= Rebecca Pike =

British journalist

Rebecca Pike is a British journalist currently Vice President External Communications at Liberty Global. Previously she worked as Radio and TV business presenter for the BBC.

==Early life==
Pike was born in Lewisham, London. She attended Bedales School and Magdalen College, Oxford, where she studied Philosophy, Politics, and Economics.

==Career==
Pike started her career at the Express and Star in Wolverhampton before moving to the Daily Telegraph. She joined the BBC as a News Trainee.
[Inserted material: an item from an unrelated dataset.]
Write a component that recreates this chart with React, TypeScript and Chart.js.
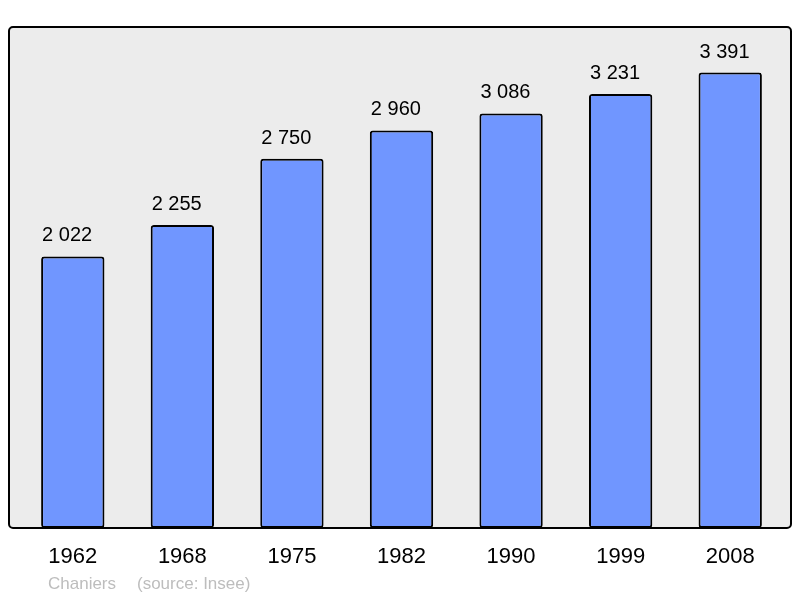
import React, { useEffect, useRef } from "react";
import { Chart, registerables } from "chart.js";

Chart.register(...registerables);

const years = ["1962", "1968", "1975", "1982", "1990", "1999", "2008"];
const population = [2022, 2255, 2750, 2960, 3086, 3231, 3391];
const footerPlace = "Chaniers";
const footerSource = "(source: Insee)";

const fmt = (v: number) => {
  const s = String(v);
  return s.replace(/\B(?=(\d{3})+(?!\d))/g, " ");
};

const FONT = "'Liberation Sans', Arial, sans-serif";

const framePlugin = {
  id: "frame",
  beforeDraw(chart: any) {
    const ctx = chart.ctx;
    ctx.save();
    ctx.fillStyle = "#ececec";
    ctx.beginPath();
    (ctx as any).roundRect(9, 27, 782, 501, 4);
    ctx.fill();
    ctx.restore();
  },
  afterDatasetsDraw(chart: any) {
    const ctx = chart.ctx;
    ctx.save();
    // value labels
    const meta = chart.getDatasetMeta(0);
    ctx.fillStyle = "#000";
    ctx.font = `20px ${FONT}`;
    ctx.textAlign = "left";
    ctx.textBaseline = "alphabetic";
    meta.data.forEach((bar: any, i: number) => {
      ctx.fillText(fmt(population[i]), bar.x - bar.width / 2 + 1, bar.y - 15);
    });
    // frame border
    ctx.strokeStyle = "#000";
    ctx.lineWidth = 2;
    ctx.beginPath();
    (ctx as any).roundRect(9, 27, 782, 501, 4);
    ctx.stroke();
    // footer
    ctx.fillStyle = "#bdbdbd";
    ctx.font = `17px ${FONT}`;
    ctx.textAlign = "left";
    ctx.fillText(footerPlace, 48, 589);
    ctx.fillText(footerSource, 137, 589);
    ctx.restore();
  },
};

export default function App() {
  const ref = useRef<HTMLCanvasElement>(null);
  useEffect(() => {
    document.body.style.margin = "0";
    const chart = new Chart(ref.current!, {
      type: "bar",
      data: {
        labels: years,
        datasets: [
          {
            data: population,
            backgroundColor: "#7096ff",
            borderColor: "#000",
            borderWidth: 2,
            borderRadius: 3,
            borderSkipped: false,
            barPercentage: 0.578,
            categoryPercentage: 1,
          },
        ],
      },
      options: {
        animation: false,
        responsive: false,
        layout: { padding: { left: 18, right: 15, top: 27, bottom: 0 } },
        plugins: {
          legend: { display: false },
          tooltip: { enabled: false },
        },
        scales: {
          x: {
            grid: { display: false, drawTicks: false },
            border: { display: false },
            ticks: {
              color: "#000",
              font: { family: FONT, size: 22 },
              padding: 16,
            },
            afterFit(scale: any) {
              scale.height = 70;
            },
          },
          y: {
            display: false,
            min: 0,
            max: 3730,
          },
        },
      },
      plugins: [framePlugin],
    });
    return () => chart.destroy();
  }, []);
  return (
    <div style={{ position: "absolute", left: 0, top: 0, width: 800, height: 598 }}>
      <canvas ref={ref} width={800} height={598} />
    </div>
  );
}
She then became a business and economics reporter for the BBC. She has worked as a reporter on a number of radio and TV news programmes, including the Today programme, Radio 4's Six O'Clock News, Radio 5 Live, BBC One's TV news bulletins, BBC World Service and the BBC News channel.

In 2009 she worked as a presenter of Wake Up to Money on BBC Radio 5 Live.

In 2011 she appeared as the main overnight presenter on the BBC News channel and BBC World.

She started on Drivetime on Radio 2 in 2006, when Chris Evans began hosting the show. She was nicknamed "Foxy" after the popular "Fox the Fox" feature, in which listeners were invited to try and 'outfox' her with difficult financial questions. She also presented the "Innovation Slot" on the Drivetime programme on Friday at 18:30. Pike left the BBC in December 2015.

In April 2016 Rebecca Pike was appointed Head of Digital Media at Liberty Global working with ex-BBC journalist and Boris Johnson's advisor Guto Harri.

Currently (2025) she is Vice-President External Communications.

==Personal life==
Pike is half Chinese. She is married with three children, a daughter and two sons, and lives in North-West London.